Unfortunately, most companies and investor relations functions fail in one or all of these areas, compromising the investor conversion funnel.
Consideration / Engagement
Once you have captured the contact, you must nurture the relationship. That means timely email alerts, webcast invitations, meaningful management access, follow-up calls and relevant IR content. Just as marketing funnels track drop-off between stages, you should monitor where participants disengage. (e.g., they subscribe but never open alerts, register for a webcast but don’t attend, meet management but don’t ultimately invest (buy side) or fail to launch research coverage (sell side)).
Action / Conversion
The final goal is converting the contact into a value-creating capital-markets contact. That may mean initiating coverage (for sell side analysts), placing capital (for the buy side), or becoming an influential media source. Anything that interferes with a stakeholder entering the top of the conversion funnel is detrimental to the company’s market value. Ensuring seamless entry and progression is critical.
Best Practices for Optimizing Your IR Conversion Funnel
- Make every top-of-funnel step trackable and friction-free. Whether it’s a webcast registration or email-alert subscription, ensure the form is minimal. Data capture should be easy and swift with a clear call-to-action (“CTA”).

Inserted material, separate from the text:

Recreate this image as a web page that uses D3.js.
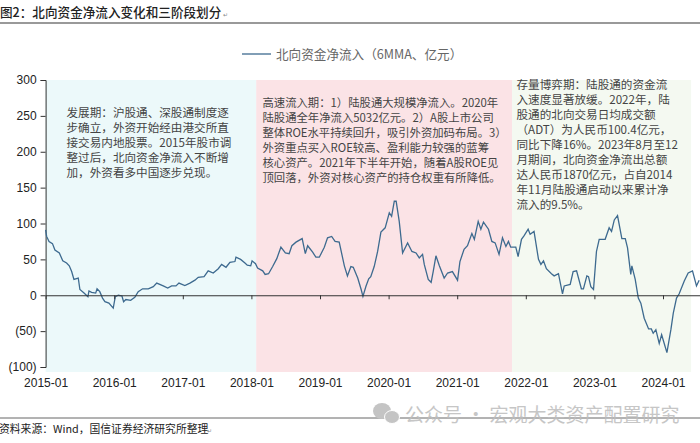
<!DOCTYPE html>
<html lang="zh">
<head>
  <meta charset="utf-8">
  <title>北向资金净流入</title>
  <script src="https://d3js.org/d3.v7.min.js"></script>
  <style>
    html, body { margin: 0; padding: 0; background: #fff; overflow: hidden; }
    svg { display: block; }
    text { font-family: "Noto Sans CJK SC", sans-serif; }
    .axis text { font-family: "Liberation Sans", Arial, sans-serif; font-size: 12px; fill: #222; }
    .axis path, .axis line { stroke: #333; }
  </style>
</head>
<body>
<script>
var yearTicks = [2015,2016,2017,2018,2019,2020,2021,2022,2023,2024];
var valueTicks = [-100,-50,0,50,100,150,200,250,300];

// 横轴用小数年份，从图上读的
var years = [2015,2015.015,2015.05,2015.1,2015.136,2015.2,2015.25,2015.306,2015.345,2015.38,2015.413,2015.476,2015.5,2015.56,2015.617,2015.632,2015.67,2015.73,2015.75,2015.79,2015.83,2015.865,2015.923,2015.986,
  2016.016,2016.06,2016.113,2016.137,2016.17,2016.24,2016.3,2016.35,2016.414,2016.497,2016.57,2016.62,2016.715,2016.78,2016.837,2016.9,2016.944,
  2017.03,2017.104,2017.177,2017.225,2017.31,2017.37,2017.444,2017.517,2017.566,2017.63,2017.687,2017.76,2017.775,2017.843,2017.906,2017.94,2017.99,
  2018.01,2018.06,2018.09,2018.165,2018.2,2018.25,2018.31,2018.37,2018.43,2018.495,2018.55,2018.59,2018.65,2018.74,2018.786,2018.82,2018.893,2018.94,2018.99,
  2019.063,2019.11,2019.17,2019.22,2019.28,2019.355,2019.4,2019.45,2019.485,2019.55,2019.6,2019.626,2019.67,2019.71,2019.74,2019.79,2019.84,2019.888,2019.95,
  2020.01,2020.044,2020.083,2020.11,2020.155,2020.204,2020.277,2020.34,2020.4,2020.447,2020.495,2020.52,2020.578,2020.62,2020.65,2020.69,2020.74,2020.81,2020.86,2020.93,
  2021.005,2021.04,2021.1,2021.15,2021.214,2021.25,2021.306,2021.345,2021.383,2021.456,2021.505,2021.553,2021.61,2021.66,2021.71,2021.747,2021.78,2021.854,2021.888,2021.937,2021.976,
  2022.034,2022.063,2022.12,2022.185,2022.22,2022.258,2022.3,2022.374,2022.413,2022.476,2022.535,2022.56,2022.647,2022.69,2022.74,2022.81,2022.84,2022.89,2022.914,2022.948,2022.987,
  2023.03,2023.07,2023.157,2023.215,2023.25,2023.29,2023.337,2023.4,2023.45,2023.483,2023.53,2023.546,2023.595,2023.64,2023.677,2023.726,2023.79,2023.83,2023.857,2023.896,2023.945,2023.98,
  2024.057,2024.115,2024.15,2024.197,2024.236,2024.31,2024.367,2024.43,2024.488,2024.527];
var inflow = [91,82,75,72,63,59,48,45,41,33,22,24,8,3,-2,6,4,3,9,5,-4,-9,-11,-18,
  -2,0,-1,-9,-6,-7,-3,5,9,9,12,17,13,10,13,13,17,
  13.5,17,21,25,26,34,31,37,43,39,46,47,53,50,45,42,41,
  48,44,38,34,29,30,40,51,67,59,58,69,74,79,58,69,60,53,53,
  67,80,82,75,74,41,27,40,39,24,8,-1.5,12.5,23,26,40,61,88,94,
  115,110,131,131,103,59,73,61,59,52,57,43,22,18,33,55,41,24,31,33,
  21,47,64,69,86,78,103,92,102,92,75,73,57,80,68,75,67,67,54,78,83,
  92,85,89,50,43,48,37,30,27,30,2,13,15,33,34,9,9,27,26,12,8,
  61,78,78,94,89,105,111,79,79,66,29,41,22,-4,-11,-32,-47,-47,-53,-48,-67,-55,
  -80,-48,-25,-4,2,20,31,34,13,21];

var phaseStart = [2015, 2018.07, 2021.8];
var phaseEnd = [2018.07, 2021.8, 2024.41];
var phaseColor = ['#ecf9fa', '#fbe3e6', '#f4f9f1'];

var title = '图2：北向资金净流入变化和三阶段划分';
var legendLabel = '北向资金净流入（6MMA、亿元）';
var sourceLabel = '资料来源：Wind，国信证券经济研究所整理';
var watermark = '公众号 · 宏观大类资产配置研究';
var returnMark = '↵';

var noteDev = ['发展期：沪股通、深股通制度逐','步确立，外资开始经由港交所直','接交易内地股票。2015年股市调','整过后，北向资金净流入不断增','加，外资看多中国逐步兑现。'];
var noteFast = ['高速流入期：1）陆股通大规模净流入。2020年','陆股通全年净流入5032亿元。2）A股上市公司','整体ROE水平持续回升，吸引外资加码布局。3）','外资重点买入ROE较高、盈利能力较强的蓝筹','核心资产。2021年下半年开始，随着A股ROE见','顶回落，外资对核心资产的持仓权重有所降低。'];
var noteStock = ['存量博弈期：陆股通的资金流','入速度显著放缓。2022年，陆','股通的北向交易日均成交额','（ADT）为人民币100.4亿元，','同比下降16%。2023年8月至12','月期间，北向资金净流出总额','达人民币1870亿元，占自2014','年11月陆股通启动以来累计净','流入的9.5%。'];

var width = 700, height = 443;
var svg = d3.select('body').append('svg').attr('width', width).attr('height', height);

var x = d3.scaleLinear().domain([2015, 2025]).range([45.6, 731.6]);
var y = d3.scaleLinear().domain([-100, 300]).range([367, 80]);

// 三个阶段的底色
svg.selectAll('.phase')
  .data(phaseStart)
  .enter().append('rect')
  .attr('class', 'phase')
  .attr('x', function(d) { return x(d); })
  .attr('y', y(300))
  .attr('width', function(d, i) { return x(phaseEnd[i]) - x(d); })
  .attr('height', 372 - y(300))
  .attr('fill', function(d, i) { return phaseColor[i]; });

function drawNote(lines, left, top, size) {
  svg.append('g').selectAll('text')
    .data(lines)
    .enter().append('text')
    .attr('x', left)
    .attr('y', function(d, i) { return top + i * 15; })
    .attr('font-size', size)
    .attr('fill', '#444')
    .text(function(d) { return d; });
}
drawNote(noteDev, 66.5, 117, 11.6);
drawNote(noteFast, 262.5, 107, 11.35);
drawNote(noteStock, 516.5, 89, 11.6);

// 左轴
svg.append('g')
  .attr('class', 'axis')
  .attr('transform', 'translate(' + x(2015) + ',0)')
  .call(d3.axisLeft(y).tickValues(valueTicks).tickSize(5).tickPadding(4)
    .tickFormat(function(d) { return d < 0 ? '(' + (-d) + ')' : d; }));

// 线
var line = d3.line()
  .x(function(d, i) { return x(years[i]); })
  .y(function(d) { return y(d); });

svg.append('path')
  .datum(inflow)
  .attr('fill', 'none')
  .attr('stroke', '#3d6a8f')
  .attr('stroke-width', 1.3)
  .attr('d', line);

// 零线上的刻度
svg.append('g')
  .attr('class', 'axis')
  .attr('transform', 'translate(0,' + y(0) + ')')
  .call(d3.axisBottom(x).tickValues(yearTicks).tickSize(4).tickSizeOuter(0).tickFormat(''));

// 年份标签放在底部
var labels = svg.append('g')
  .attr('class', 'axis')
  .attr('transform', 'translate(0,372)')
  .call(d3.axisBottom(x).tickValues(yearTicks).tickSize(0).tickPadding(6)
    .tickFormat(function(d) { return d + '-01'; }));
labels.select('.domain').remove();

// 图例
svg.append('line').attr('x1', 242).attr('x2', 271).attr('y1', 54).attr('y2', 54)
  .attr('stroke', '#3d6a8f').attr('stroke-width', 1.3);
svg.append('text').attr('x', 276).attr('y', 59).attr('font-size', 12.6).attr('fill', '#666').text(legendLabel);

// 标题和线
svg.append('text').attr('x', 0).attr('y', 17).attr('font-size', 12.6).attr('font-weight', 500).attr('fill', '#222').text(title);
svg.append('text').attr('x', 223).attr('y', 17).attr('font-size', 6).attr('fill', '#888').text(returnMark);
svg.append('line').attr('x1', 0).attr('x2', width).attr('y1', 23).attr('y2', 23).attr('stroke', '#777').attr('stroke-width', 1.6);

// 底部
svg.append('line').attr('x1', 0).attr('x2', width).attr('y1', 418).attr('y2', 418).attr('stroke', '#666').attr('stroke-width', 1);
svg.append('text').attr('x', -1).attr('y', 433).attr('font-size', 10.8).attr('fill', '#222').text(sourceLabel);
svg.append('text').attr('x', 207).attr('y', 433).attr('font-size', 6).attr('fill', '#888').text(returnMark);

// 水印
var mark = svg.append('g').attr('fill', '#c4c4c4');
mark.append('ellipse').attr('cx', 382).attr('cy', 411).attr('rx', 9).attr('ry', 8);
mark.append('ellipse').attr('cx', 392).attr('cy', 417).attr('rx', 7.5).attr('ry', 6.5).attr('stroke', '#fff');
svg.append('text').attr('x', 405).attr('y', 422).attr('font-size', 19).attr('fill', '#bdbdbd').attr('opacity', 0.85).text(watermark);
</script>
</body>
</html>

- Measure drop-offs and leaks. Marketing firms use funnel-analysis tools to spot the largest drop-off step. IR teams should similarly monitor where contacts drop out. The email news alert can be a significant source of leakage. Please review our article on how to ensure you are not hemorrhaging engaged contacts from your email news alert system.
- Segment and personalize. IR communications should tailor engagement to investors vs. analysts vs media vs bankers.
- Remove blocking points at the top. Poor website navigation, non-intuitive webcast registration, or lack of a clear news-alert CTA can block entry into the funnel. These top-of-funnel blockages degrade your conversion rates, weaken your capital-markets program, and by extension harm your company’s market value.
Final Thought
A well-designed investor conversion funnel turns anonymous website visits into trackable relationships. This allows your investor relations to nurture these relationships and ultimately drive capital-market outcomes. By applying the same sales-funnel-thinking used in marketing to investor relations, public companies can build a dynamic engine for investor and analyst engagement.
If your company is unsure of whether it has a functional investor conversion funnel, or needs help to deploy one, we can help. MCI’s Digital and Artificial Intelligence Technologies Services will ensure you are maximizing your potential engagement with the market.
Frequently Asked Questions
What is an Investor conversion funnel?
An investor conversion funnel is a defined system and process that converts anonymous stakeholders in the capital markets into engaged participants. It applies to prospective investors, sell-side analysts, retail brokers, corporate access teams, sales desks, media and other actors in the capital markets who may ultimately drive investment, coverage or access.
Why do companies need an investor conversion funnel?
A failure to convert anonymous stakeholders into engaged participants weakens your company’s capital-markets program and, by extension, harms your company’s market value. It also degrades the company’s pool of engaged contacts that are needed in the event of a proxy challenge brought on by an activist shareholder or other entity. A company’s engaged investor pool is a critical differentiator during a proxy contest.